Should you expect anything other than fluffy happy talk here? Nope – that’s all we get, as everyone involved praises everyone else. You might like the shots from the set but the content is banal.

The Gift of Music occupies nine minutes, 15 seconds with remarks from Hedges, composer Geoff Zanelli, and songwriter Glen Hansard. We learn a bit about the movie’s score and the song that plays under the end credits. Though we find a lot more puffery here, at least we learn a little along the way, so “Gift” fares better than “Family”.

Next comes a Music Video for Hansard’s “This Gift”. It mixes lip-synch performance shots with movie clips. The song itself seems lackluster and the video remains ordinary.

The disc opens with ads for Oz The Great and Powerful and Finding Nemo.

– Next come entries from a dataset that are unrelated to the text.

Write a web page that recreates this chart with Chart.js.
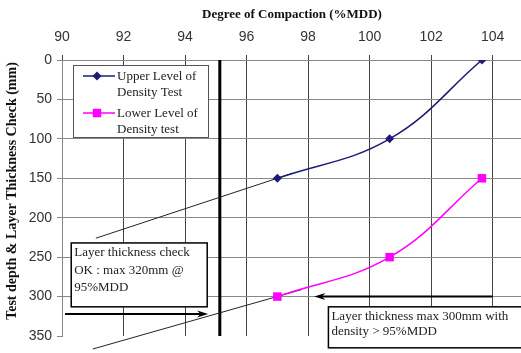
<!DOCTYPE html>
<html>
<head>
<meta charset="utf-8">
<script src="https://cdn.jsdelivr.net/npm/chart.js@4.4.1/dist/chart.umd.min.js"></script>
<style>
  html, body { margin: 0; padding: 0; background: #fff; }
  canvas { display: block; }
</style>
</head>
<body>
<canvas id="chart" width="521" height="353"></canvas>
<script>
// degree of compaction (%MDD) vs depth (mm)
const upperCompaction = [97, 100.65, 103.65];
const upperDepth = [150, 100, 0];
const lowerCompaction = [97, 100.65, 103.65];
const lowerDepth = [300, 250, 150];

// straight extensions drawn through the 97% points
const upperTrendX = [91.1, 97.5];
const upperTrendY = [226, 143.5];
const lowerTrendX = [91.0, 97.8];
const lowerTrendY = [366.5, 291];

// 95% MDD limit
const limitX = [95.13, 95.13];
const limitY = [0, 350];

const xTicks = [90, 92, 94, 96, 98, 100, 102, 104];
const yTicks = [0, 50, 100, 150, 200, 250, 300, 350];

const toPoints = (xs, ys) => xs.map((x, i) => ({ x, y: ys[i] }));

const NAVY = "#1c1c78";
const MAGENTA = "#ff00ff";
const SERIF = "'Liberation Serif', 'Times New Roman', serif";

// callouts in data units
const notes = [
  { box: [90.3, 232, 94.72, 313], lines: ["Layer thickness check", "OK : max 320mm @", "95%MDD"], gap: 17.5 },
  { box: [98.66, 313, 105.1, 365], lines: ["Layer thickness max 300mm with", "density > 95%MDD"], gap: 15 },
];
const arrows = [
  { from: [90.1, 322], to: [94.75, 322] },
  { from: [104.0, 300], to: [98.2, 300] },
];

function arrow(ctx, x1, y1, x2, y2) {
  const a = Math.atan2(y2 - y1, x2 - x1);
  const len = 11, half = 3.5;
  ctx.beginPath();
  ctx.moveTo(x1, y1);
  ctx.lineTo(x2 - Math.cos(a) * len * 0.7, y2 - Math.sin(a) * len * 0.7);
  ctx.stroke();
  ctx.beginPath();
  ctx.moveTo(x2, y2);
  ctx.lineTo(x2 - Math.cos(a) * len - Math.sin(a) * half, y2 - Math.sin(a) * len + Math.cos(a) * half);
  ctx.lineTo(x2 - Math.cos(a) * len * 0.7, y2 - Math.sin(a) * len * 0.7);
  ctx.lineTo(x2 - Math.cos(a) * len + Math.sin(a) * half, y2 - Math.sin(a) * len - Math.cos(a) * half);
  ctx.closePath();
  ctx.fill();
}

const extras = {
  id: "extras",
  afterDatasetsDraw(chart) {
    const { ctx, chartArea, scales } = chart;
    const sx = scales.x, sy = scales.y;
    ctx.save();

    // legend
    const lx = chartArea.left + 11, ly = chartArea.top + 5;
    ctx.fillStyle = "#fff";
    ctx.fillRect(lx, ly, 135, 72);
    ctx.strokeStyle = "#555";
    ctx.lineWidth = 1;
    ctx.strokeRect(lx + 0.5, ly + 0.5, 135, 72);
    const entries = [
      { color: NAVY, style: "rectRot", r: 4.5, text: ["Upper Level of", "Density Test"], y: ly + 11 },
      { color: MAGENTA, style: "rect", r: 6, text: ["Lower Level of", "Density test"], y: ly + 48 },
    ];
    ctx.font = "13px " + SERIF;
    ctx.textBaseline = "middle";
    ctx.textAlign = "left";
    entries.forEach(e => {
      ctx.strokeStyle = e.color;
      ctx.lineWidth = 1.5;
      ctx.beginPath();
      ctx.moveTo(lx + 10, e.y);
      ctx.lineTo(lx + 42, e.y);
      ctx.stroke();
      ctx.fillStyle = e.color;
      Chart.helpers.drawPoint(ctx, { pointStyle: e.style, radius: e.r, borderWidth: 0 }, lx + 24, e.y);
      ctx.fillStyle = "#222";
      e.text.forEach((t, i) => ctx.fillText(t, lx + 44, e.y + 1 + i * 16));
    });

    // callout boxes
    notes.forEach(n => {
      const x1 = sx.getPixelForValue(n.box[0]), y1 = sy.getPixelForValue(n.box[1]);
      const x2 = sx.getPixelForValue(n.box[2]), y2 = sy.getPixelForValue(n.box[3]);
      ctx.fillStyle = "#fff";
      ctx.fillRect(x1, y1, x2 - x1, y2 - y1);
      ctx.strokeStyle = "#000";
      ctx.lineWidth = 1.5;
      ctx.strokeRect(x1, y1, x2 - x1, y2 - y1);
      ctx.fillStyle = "#222";
      ctx.font = "13px " + SERIF;
      n.lines.forEach((t, i) => ctx.fillText(t, x1 + 3, y1 + 10 + i * n.gap));
    });

    // arrows
    ctx.strokeStyle = "#000";
    ctx.fillStyle = "#000";
    ctx.lineWidth = 2;
    arrows.forEach(a => {
      arrow(ctx,
        sx.getPixelForValue(a.from[0]), sy.getPixelForValue(a.from[1]),
        sx.getPixelForValue(a.to[0]), sy.getPixelForValue(a.to[1]));
    });

    ctx.restore();
  },
  afterDraw(chart) {
    const { ctx } = chart;
    ctx.save();
    ctx.fillStyle = "#111";
    ctx.font = "bold 13px " + SERIF;
    ctx.textAlign = "center";
    ctx.textBaseline = "middle";
    ctx.fillText("Degree of Compaction (%MDD)", 292, 15);
    ctx.translate(12, 191);
    ctx.rotate(-Math.PI / 2);
    ctx.font = "bold 14px " + SERIF;
    ctx.fillText("Test depth & Layer Thickness Check (mm)", 0, 0);
    ctx.restore();
  },
};

new Chart(document.getElementById("chart"), {
  type: "line",
  data: {
    datasets: [
      {
        label: "Upper Level of Density Test",
        data: toPoints(upperCompaction, upperDepth),
        borderColor: NAVY,
        backgroundColor: NAVY,
        borderWidth: 1.5,
        pointStyle: "rectRot",
        pointRadius: 4.5,
        pointBorderWidth: 0,
        tension: 0.4,
        order: 0,
      },
      {
        label: "Lower Level of Density test",
        data: toPoints(lowerCompaction, lowerDepth),
        borderColor: MAGENTA,
        backgroundColor: MAGENTA,
        borderWidth: 1.5,
        pointStyle: "rect",
        pointRadius: 6,
        pointBorderWidth: 0,
        tension: 0.4,
        order: 0,
      },
      {
        data: toPoints(upperTrendX, upperTrendY),
        borderColor: "#222",
        borderWidth: 1,
        pointRadius: 0,
        clip: false,
        order: 1,
      },
      {
        data: toPoints(lowerTrendX, lowerTrendY),
        borderColor: "#222",
        borderWidth: 1,
        pointRadius: 0,
        clip: false,
        order: 1,
      },
      {
        data: toPoints(limitX, limitY),
        borderColor: "#000",
        borderWidth: 3,
        pointRadius: 0,
        order: 2,
      },
    ],
  },
  options: {
    responsive: false,
    devicePixelRatio: 1,
    animation: false,
    events: [],
    layout: { autoPadding: false, padding: { left: 0, top: 0, right: 0, bottom: 17 } },
    plugins: { legend: { display: false }, tooltip: { enabled: false } },
    scales: {
      x: {
        type: "linear",
        position: "top",
        min: 90,
        max: 104.92,
        afterBuildTicks: (axis) => { axis.ticks = xTicks.map(v => ({ value: v })); },
        afterFit: (axis) => { axis.height = 60; },
        ticks: {
          padding: 9,
          color: "#333",
          font: { family: "'Liberation Sans', Arial, sans-serif", size: 14 },
        },
        grid: { color: "#444", lineWidth: 1, tickLength: 5 },
        border: { color: "#888" },
      },
      y: {
        type: "linear",
        reverse: true,
        min: 0,
        max: 350,
        afterBuildTicks: (axis) => { axis.ticks = yTicks.map(v => ({ value: v })); },
        afterFit: (axis) => { axis.width = 62; },
        ticks: {
          padding: 5,
          color: "#333",
          font: { family: "'Liberation Sans', Arial, sans-serif", size: 14 },
        },
        grid: {
          color: (c) => (c.tick && c.tick.value === 350 ? "rgba(0,0,0,0)" : "#888"),
          tickColor: "#888",
          lineWidth: 1,
          tickLength: 5,
        },
        border: { color: "#888" },
      },
    },
  },
  plugins: [extras],
});
</script>
</body>
</html>
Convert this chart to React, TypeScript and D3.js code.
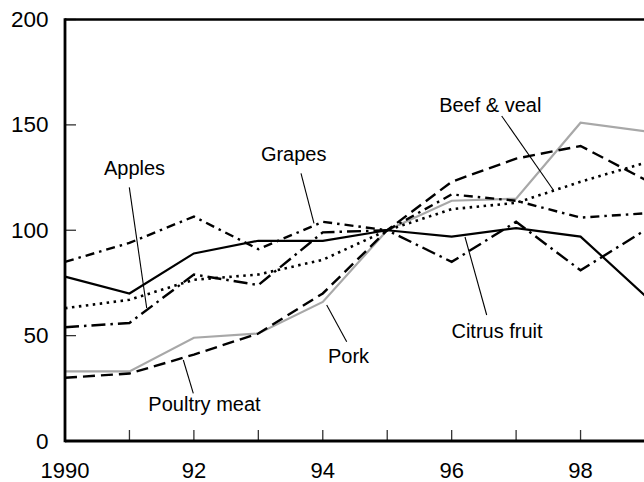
import React from "react";
import * as d3 from "d3";

const years = [1990, 1991, 1992, 1993, 1994, 1995, 1996, 1997, 1998, 1999];
const citrus = [78, 70, 89, 95, 95, 100, 97, 101, 97, 69];
const pork = [33, 33, 49, 51, 66, 100, 114, 115, 151, 147];
const poultry = [30, 32, 41, 51, 70, 100, 123, 134, 140, 124];
const beef = [63, 67, 76.5, 79, 86, 100, 110, 113, 123, 132];
const apples = [54, 56, 79, 74, 99, 100, 85, 104, 81, 100];
const grapes = [85, 94, 106.5, 91, 104, 100, 117, 114, 106, 108];

const yTicks = [0, 50, 100, 150, 200];
const xLabelYears = [1990, 1992, 1994, 1996, 1998];
const xLabelText = ["1990", "92", "94", "96", "98"];

const W = 644;
const H = 482;
const FONT = "'Liberation Sans', Arial, Helvetica, sans-serif";

type Series = {
  name: string;
  values: number[];
  color: string;
  width: number;
  dash?: string;
};

const series: Series[] = [
  { name: "Pork", values: pork, color: "#a8a8a8", width: 2.2 },
  { name: "Poultry meat", values: poultry, color: "#000", width: 2.4, dash: "12,6" },
  { name: "Beef & veal", values: beef, color: "#000", width: 2.6, dash: "2.5,4.5" },
  { name: "Grapes", values: grapes, color: "#000", width: 2.4, dash: "9,5,2.5,5" },
  { name: "Apples", values: apples, color: "#000", width: 2.4, dash: "14,5,2.5,5" },
  { name: "Citrus fruit", values: citrus, color: "#000", width: 2.2 },
];

// label: text anchor point (middle, baseline) and leader line endpoints
const labels = [
  { text: "Apples", x: 134.5, y: 175, l: [129.3, 187.3, 146.7, 308] },
  { text: "Grapes", x: 293.7, y: 160.5, l: [301, 173.3, 314, 223.3] },
  { text: "Beef & veal", x: 490.3, y: 111.5, l: [501.7, 116, 553.3, 190] },
  { text: "Citrus fruit", x: 497, y: 338.3, l: [465, 237, 486.7, 315] },
  { text: "Pork", x: 348.5, y: 363, l: [326.7, 305, 346.7, 341.7] },
  { text: "Poultry meat", x: 204.5, y: 410.5, l: [183.3, 360, 193.3, 393.3] },
];

export default function App() {
  const x = d3.scaleLinear().domain([1990, 1999]).range([65, 645]);
  const y = d3.scaleLinear().domain([0, 200]).range([441, 19.5]);
  const line = d3
    .line<number>()
    .x((_, i) => x(years[i]))
    .y((d) => y(d));
  const tickYears = d3.range(1991, 2000);

  return (
    <svg
      width={W}
      height={H}
      style={{ position: "absolute", left: 0, top: 0, background: "#fff" }}
      fontFamily={FONT}
    >
      <rect x={0} y={0} width={W} height={H} fill="#fff" />
      {/* y ticks */}
      {yTicks.map((t) => (
        <g key={"y" + t}>
          <line x1={65} x2={76} y1={y(t)} y2={y(t)} stroke="#333" strokeWidth={1.3} />
          <text
            x={48.5}
            y={y(t)}
            textAnchor="end"
            dominantBaseline="central"
            fontSize={22.5}
            fill="#000"
          >
            {t}
          </text>
        </g>
      ))}
      {/* x ticks */}
      {tickYears.map((t) => (
        <line key={"x" + t} x1={x(t)} x2={x(t)} y1={441} y2={430} stroke="#333" strokeWidth={1.3} />
      ))}
      {xLabelYears.map((t, i) => (
        <text key={"xl" + t} x={x(t)} y={477.5} textAnchor="middle" fontSize={22} fill="#000">
          {xLabelText[i]}
        </text>
      ))}
      {/* series */}
      {series.map((s) => (
        <path
          key={s.name}
          d={line(s.values) || ""}
          fill="none"
          stroke={s.color}
          strokeWidth={s.width}
          strokeDasharray={s.dash}
          strokeLinejoin="miter"
        />
      ))}
      {/* frame */}
      <line x1={65} x2={645} y1={19.5} y2={19.5} stroke="#000" strokeWidth={2.5} />
      <line x1={65} x2={645} y1={441} y2={441} stroke="#000" strokeWidth={2.8} />
      <line x1={65} x2={65} y1={18.3} y2={442.3} stroke="#000" strokeWidth={2.8} />
      {/* labels */}
      {labels.map((lb) => (
        <g key={lb.text}>
          <line x1={lb.l[0]} y1={lb.l[1]} x2={lb.l[2]} y2={lb.l[3]} stroke="#000" strokeWidth={1.1} />
          <text x={lb.x} y={lb.y} textAnchor="middle" fontSize={20} fill="#000">
            {lb.text}
          </text>
        </g>
      ))}
    </svg>
  );
}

These also appear under Sneak Peeks along with clips for Bunheads, Frankenweenie, The Muppet Movie and Peter Pan. No trailer for Odd Life materializes here.

A second disc provides a DVD Copy of the film. This includes a few bonus features – not a lot, but some.

No one who cherishes ET The Extra-Terrestrial as much as I do can claim to be immune to films packed with magic and wonder. However, I think those movies need to earn our sense of awe, which doesn’t occur with the mawkish, forced Odd Life of Timothy Green. The Blu-ray gives us generally positive picture and audio along with supplements highlighted by a terrific commentary. The movie does little for me, but the Blu-ray reproduces it in a positive manner.